> **Goal of the exercise**: Copy out the material below in full, but not its images.

> **Data extract**:
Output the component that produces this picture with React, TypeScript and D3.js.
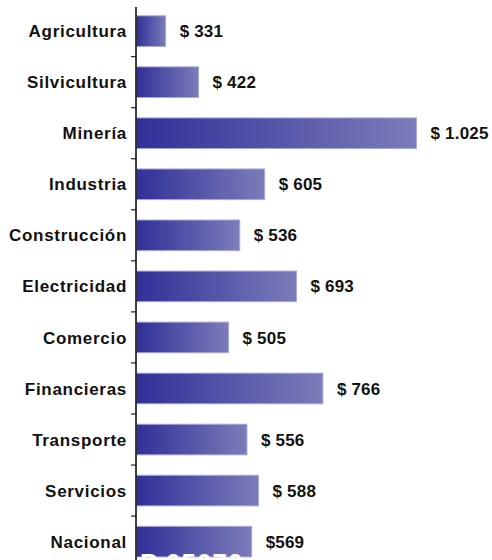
import React from "react";
import * as d3 from "d3";

const categories = ["Agricultura", "Silvicultura", "Minería", "Industria", "Construcción", "Electricidad", "Comercio", "Financieras", "Transporte", "Servicios", "Nacional"];
const values = [331, 422, 1025, 605, 536, 693, 505, 766, 556, 588, 569];
const valueLabels = ["$ 331", "$ 422", "$ 1.025", "$ 605", "$ 536", "$ 693", "$ 505", "$ 766", "$ 556", "$ 588", "$569"];
const overlayText = "P 05070";

const W = 492;
const H = 560;
const axisX = 136;

export default function App() {
  const y = d3.scaleBand<string>()
    .domain(categories)
    .range([5.6, 5.6 + 51.05 * categories.length])
    .paddingInner(0.4)
    .paddingOuter(0.2);
  const x = d3.scaleLinear().domain([249, 1025]).range([axisX, 416.5]);
  const step = y.step();
  const font = "'Liberation Sans', Arial, sans-serif";

  return (
    <svg width={W} height={H} style={{ position: "absolute", left: 0, top: 0, background: "#fff" }}>
      <defs>
        <linearGradient id="barGrad" x1="0" x2="1" y1="0" y2="0">
          <stop offset="0%" stopColor="#303098" />
          <stop offset="100%" stopColor="#7c7cba" />
        </linearGradient>
      </defs>
      {categories.map((c, i) => {
        const by = y(c)!;
        const bw = x(values[i]) - axisX;
        return (
          <g key={c}>
            <rect x={axisX + 0.5} y={by} width={bw - 0.5} height={y.bandwidth()} fill="url(#barGrad)" stroke="#a8a8dc" strokeWidth={1} />
            <text x={x(values[i]) + 14} y={by + y.bandwidth() / 2} dy="0.36em" fontFamily={font} fontWeight="bold" fontSize={17} letterSpacing={0.2} fill="#111">{valueLabels[i]}</text>
            <text x={127} y={by + y.bandwidth() / 2} dy="0.36em" textAnchor="end" fontFamily={font} fontWeight="bold" fontSize={17} letterSpacing={0.7} fill="#111">{c}</text>
          </g>
        );
      })}
      {categories.slice(1).map((c, i) => {
        const ty = 5.6 + step * (i + 1);
        return <line key={"t" + c} x1={131} x2={axisX} y1={ty} y2={ty} stroke="#222" strokeWidth={1.2} />;
      })}
      <line x1={axisX} x2={axisX} y1={7} y2={H} stroke="#111" strokeWidth={1.6} />
      <text x={140} y={572} fontFamily={font} fontWeight="bold" fontSize={26} fill="#fff" letterSpacing={1}>{overlayText}</text>
    </svg>
  );
}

> **Answer to the problem**:
Output the component that produces this picture with React, TypeScript and D3.js.
import React from "react";
import * as d3 from "d3";

const categories = ["Agricultura", "Silvicultura", "Minería", "Industria", "Construcción", "Electricidad", "Comercio", "Financieras", "Transporte", "Servicios", "Nacional"];
const values = [331, 422, 1025, 605, 536, 693, 505, 766, 556, 588, 569];
const valueLabels = ["$ 331", "$ 422", "$ 1.025", "$ 605", "$ 536", "$ 693", "$ 505", "$ 766", "$ 556", "$ 588", "$569"];
const overlayText = "P 05070";

const W = 492;
const H = 560;
const axisX = 136;

export default function App() {
  const y = d3.scaleBand<string>()
    .domain(categories)
    .range([5.6, 5.6 + 51.05 * categories.length])
    .paddingInner(0.4)
    .paddingOuter(0.2);
  const x = d3.scaleLinear().domain([249, 1025]).range([axisX, 416.5]);
  const step = y.step();
  const font = "'Liberation Sans', Arial, sans-serif";

  return (
    <svg width={W} height={H} style={{ position: "absolute", left: 0, top: 0, background: "#fff" }}>
      <defs>
        <linearGradient id="barGrad" x1="0" x2="1" y1="0" y2="0">
          <stop offset="0%" stopColor="#303098" />
          <stop offset="100%" stopColor="#7c7cba" />
        </linearGradient>
      </defs>
      {categories.map((c, i) => {
        const by = y(c)!;
        const bw = x(values[i]) - axisX;
        return (
          <g key={c}>
            <rect x={axisX + 0.5} y={by} width={bw - 0.5} height={y.bandwidth()} fill="url(#barGrad)" stroke="#a8a8dc" strokeWidth={1} />
            <text x={x(values[i]) + 14} y={by + y.bandwidth() / 2} dy="0.36em" fontFamily={font} fontWeight="bold" fontSize={17} letterSpacing={0.2} fill="#111">{valueLabels[i]}</text>
            <text x={127} y={by + y.bandwidth() / 2} dy="0.36em" textAnchor="end" fontFamily={font} fontWeight="bold" fontSize={17} letterSpacing={0.7} fill="#111">{c}</text>
          </g>
        );
      })}
      {categories.slice(1).map((c, i) => {
        const ty = 5.6 + step * (i + 1);
        return <line key={"t" + c} x1={131} x2={axisX} y1={ty} y2={ty} stroke="#222" strokeWidth={1.2} />;
      })}
      <line x1={axisX} x2={axisX} y1={7} y2={H} stroke="#111" strokeWidth={1.6} />
      <text x={140} y={572} fontFamily={font} fontWeight="bold" fontSize={26} fill="#fff" letterSpacing={1}>{overlayText}</text>
    </svg>
  );
}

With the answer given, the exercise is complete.